そんな方が1人で抱え込んでしまうことがないように、自閉症に関する周知活動を行っていきたいと語ってくれました。
「みんなのわ いっぽいっぽ」
平山さんは「みんなのわ いっぽいっぽ」という団体を姉妹で設立し、月に1回座談会を開いたり、子どもたちの作品を出展したりしています。
実際に自閉症の子どもを育てている平山さんと、平山さんのお姉さん。子育てをしているなかで乗り越えてきた困り感や子どもの対応の仕方について、全国規模で講演の依頼も受けつけています。
団体として集まった声を市に提案すること、悩みの糸口が見つかる場所としてオンラインサロンを立ち上げることも今後考えていると話す平山さん。
これらの活動すべてはボランティアとして行っているため、金銭面での制限がかかってしまうことから、現在はクラウドファンディングで資金を集めています。

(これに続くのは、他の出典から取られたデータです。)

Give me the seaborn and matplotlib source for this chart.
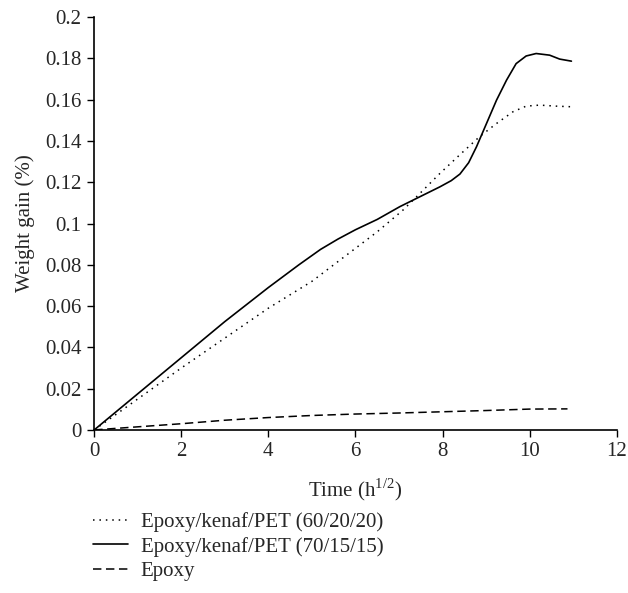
import numpy as np
import pandas as pd
import matplotlib
matplotlib.use("Agg")
import matplotlib.pyplot as plt
from matplotlib.ticker import FuncFormatter
import seaborn as sns

# -------------------------------
# Data
# -------------------------------
t_6020 = [0, 1, 2, 3, 4, 5, 6, 6.5, 7.09, 7.48, 7.94, 8.39, 8.85, 9.24, 9.62,
          9.92, 10.23, 10.61, 10.96]
w_6020 = [0, 0.015, 0.030, 0.0445, 0.059, 0.072, 0.088, 0.096, 0.1065, 0.1146,
          0.1243, 0.1332, 0.1421, 0.1485, 0.1542, 0.1569, 0.1574, 0.1569, 0.1566]

t_7015 = [0, 1, 2, 3, 4, 4.7, 5.2, 5.6, 6, 6.5, 7.02, 7.48, 7.94, 8.2, 8.4, 8.6,
          8.78, 9.01, 9.24, 9.47, 9.69, 9.92, 10.15, 10.46, 10.69, 10.96]
w_7015 = [0, 0.0175, 0.035, 0.0525, 0.069, 0.080, 0.0875, 0.0925, 0.097, 0.102,
          0.1082, 0.1130, 0.1178, 0.1208, 0.1240, 0.1295, 0.1372, 0.1485, 0.1598,
          0.1695, 0.1775, 0.1812, 0.1824, 0.1816, 0.1797, 0.1787]

t_epoxy = [0, 1, 2, 3, 4, 5, 6, 7, 8, 9, 10, 10.87]
w_epoxy = [0, 0.0015, 0.003, 0.0047, 0.006, 0.007, 0.0077, 0.0082, 0.0088,
           0.0094, 0.0101, 0.0102]

labels = ["Epoxy/kenaf/PET (60/20/20)", "Epoxy/kenaf/PET (70/15/15)", "Epoxy"]

# -------------------------------
# Style
# -------------------------------
sns.set_theme(style="ticks")
plt.rcParams['font.family'] = ['Liberation Serif', 'DejaVu Serif']
plt.rcParams['mathtext.fontset'] = 'custom'
plt.rcParams['mathtext.rm'] = 'Liberation Serif'

fs = 15
fig = plt.figure(figsize=(6.28, 5.93), dpi=100)
ax = fig.add_axes([0.150, 0.275, 0.832, 0.696])

sns.lineplot(x=t_6020, y=w_6020, ax=ax, color="black", lw=1.1,
             linestyle=(0, (1, 3.2)), label=labels[0])
sns.lineplot(x=t_7015, y=w_7015, ax=ax, color="black", lw=1.2,
             linestyle="-", label=labels[1])
sns.lineplot(x=t_epoxy, y=w_epoxy, ax=ax, color="black", lw=1.1,
             linestyle=(0, (5.5, 3)), label=labels[2])

ax.set_xlim(0, 12)
ax.set_ylim(0, 0.2)
ax.set_xticks(np.arange(0, 13, 2))
ax.set_yticks(np.arange(0, 0.201, 0.02))
ax.yaxis.set_major_formatter(FuncFormatter(lambda v, p: f"{v:g}"))
ax.tick_params(direction="out", length=5, width=1, pad=4, labelsize=fs, color="black")
for s in ["top", "right"]:
    ax.spines[s].set_visible(False)
for s in ["left", "bottom"]:
    ax.spines[s].set_linewidth(1.2)
    ax.spines[s].set_color("black")

ax.set_xlabel("Time (h$^{1/2}$)", fontsize=fs, labelpad=11)
ax.set_ylabel("Weight gain (%)", fontsize=fs, labelpad=7)

ax.legend(loc="upper left", bbox_to_anchor=(0.148, 0.136), bbox_transform=fig.transFigure,
          frameon=False, fontsize=fs, handlelength=1.7, handletextpad=0.6,
          labelspacing=0.22, borderaxespad=0, borderpad=0)

plt.savefig("out.png", dpi=100)
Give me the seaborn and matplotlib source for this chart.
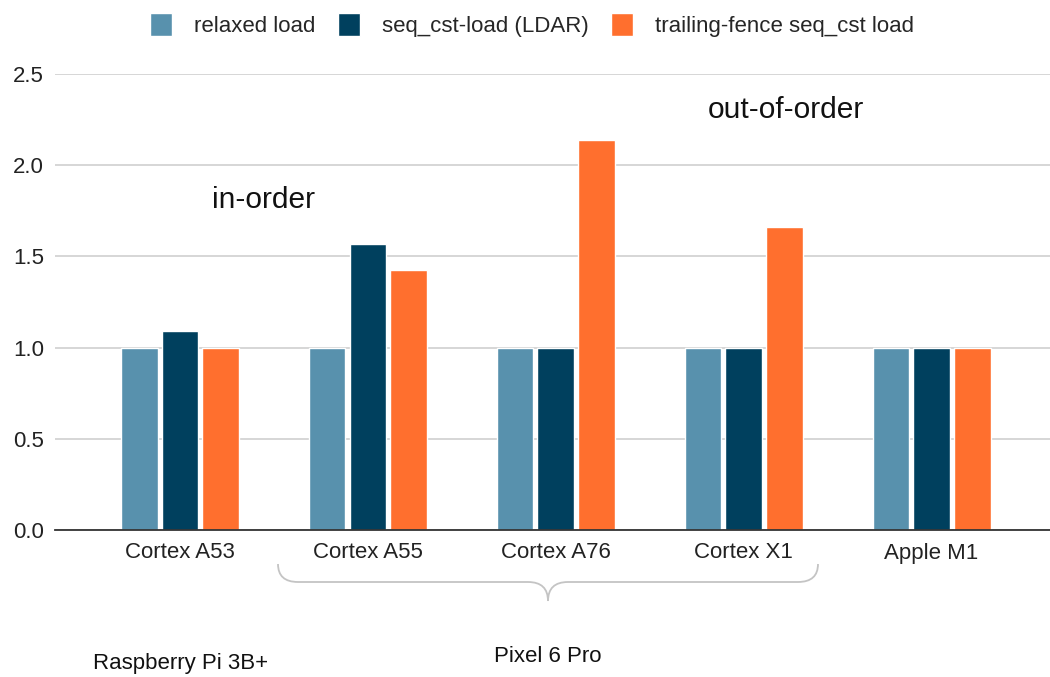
import matplotlib
matplotlib.use("Agg")
import matplotlib.pyplot as plt
import seaborn as sns
import pandas as pd
from matplotlib.path import Path
from matplotlib.patches import PathPatch, Patch

cores = ["Cortex A53", "Cortex A55", "Cortex A76", "Cortex X1", "Apple M1"]
series = ["relaxed load", "seq_cst-load (LDAR)", "trailing-fence seq_cst load"]
relaxed = [1.0, 1.0, 1.0, 1.0, 1.0]
ldar = [1.09, 1.57, 1.0, 1.0, 1.0]
fence = [1.0, 1.425, 2.14, 1.66, 1.0]
colors = ["#5891AD", "#00405E", "#FF6F2E"]
yticks = [0.0, 0.5, 1.0, 1.5, 2.0, 2.5]

rows = []
for vals, s in zip([relaxed, ldar, fence], series):
    for c, v in zip(cores, vals):
        rows.append({"core": c, "series": s, "value": v})
df = pd.DataFrame(rows)

sns.set_theme(style="white")
plt.rcParams["font.family"] = ["Liberation Sans", "DejaVu Sans"]

fig = plt.figure(figsize=(10.5, 6.77), dpi=100)
ax = fig.add_axes([55/1050, 1-530/677, 995/1050, (530-74)/677])
sns.barplot(data=df, x="core", y="value", hue="series", palette=colors,
            width=0.65, gap=0.1, ax=ax, legend=False, saturation=1)

ax.set_ylim(0, 2.5)
ax.set_xlim(-0.665, 4.63)
ax.set_yticks(yticks)
ax.set_yticklabels([f"{t:.1f}" for t in yticks], fontsize=16, color="#222222")
ax.set_xlabel("")
ax.set_ylabel("")
ax.tick_params(axis="x", labelsize=16, colors="#222222", length=0, pad=9)
ax.tick_params(axis="y", length=0, pad=8)
ax.yaxis.grid(True, color="#d3d3d3", linewidth=1.3)
ax.set_axisbelow(True)
for sp in ["top", "right", "left"]:
    ax.spines[sp].set_visible(False)
ax.spines["bottom"].set_color("#333333")
ax.spines["bottom"].set_linewidth(1.3)
ax.spines["bottom"].set_zorder(5)

# annotations
fig.text(263/1050, 1-200/677, "in-order", fontsize=21.5, ha="center", va="center", color="#111111")
fig.text(786/1050, 1-110/677, "out-of-order", fontsize=21.5, ha="center", va="center", color="#111111")
fig.text(181/1050, 1-664/677, "Raspberry Pi 3B+", fontsize=16, ha="center", va="center", color="#111111")
fig.text(548/1050, 1-656/677, "Pixel 6 Pro", fontsize=16, ha="center", va="center", color="#111111")

# bracket (in pixel coords converted to figure fraction)
def P(x, y):
    return (x/1050, 1-y/677)
verts = [P(278, 564), P(278, 582), P(298, 582), P(298, 582),
         P(528, 582), P(548, 582), P(548, 601),
         P(548, 582), P(568, 582),
         P(798, 582), P(818, 582), P(818, 564)]
codes = [Path.MOVETO, Path.CURVE3, Path.CURVE3, Path.LINETO,
         Path.LINETO, Path.CURVE3, Path.CURVE3,
         Path.CURVE3, Path.CURVE3,
         Path.LINETO, Path.CURVE3, Path.CURVE3]
fig.patches.append(PathPatch(Path(verts, codes), transform=fig.transFigure,
                             fill=False, edgecolor="#c4c4c4", linewidth=1.3))

handles = [Patch(facecolor=c, label=s) for c, s in zip(colors, series)]
fig.legend(handles=handles, loc="center", bbox_to_anchor=(532/1050, 1-25/677),
           ncol=3, frameon=False, fontsize=16, handlelength=1.0, handleheight=1.2,
           columnspacing=1.0, handletextpad=1.0)

fig.savefig("out.png", dpi=100)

世間では最近になって「合理的配慮」が義務化されました。病気や障がいへの知識がないと、理解、配慮は広がりません。知識がないために「この子は自閉症ではない」「躾がなってない」「もっと厳しく育てるべき」という意見を、平山さんは直接受けた経験もあるといいます。
「知ってもらうことで当事者への配慮につながったり温かく見守ってもらうことができるよう、自閉症スペクトラムについての周知活動を続けていきたい」
「子どもたちが大人になるとき、今よりも生きやすい社会が作れていることを目標に、いっぽいっぽ進みながら活動していけたら」
そう平山さんは話します。
子どもたちが安心・安全に暮らしていける社会にしていくために、平山さんの活動がこれからも広く知られ、誰もが生きやすい世の中になっていきますように。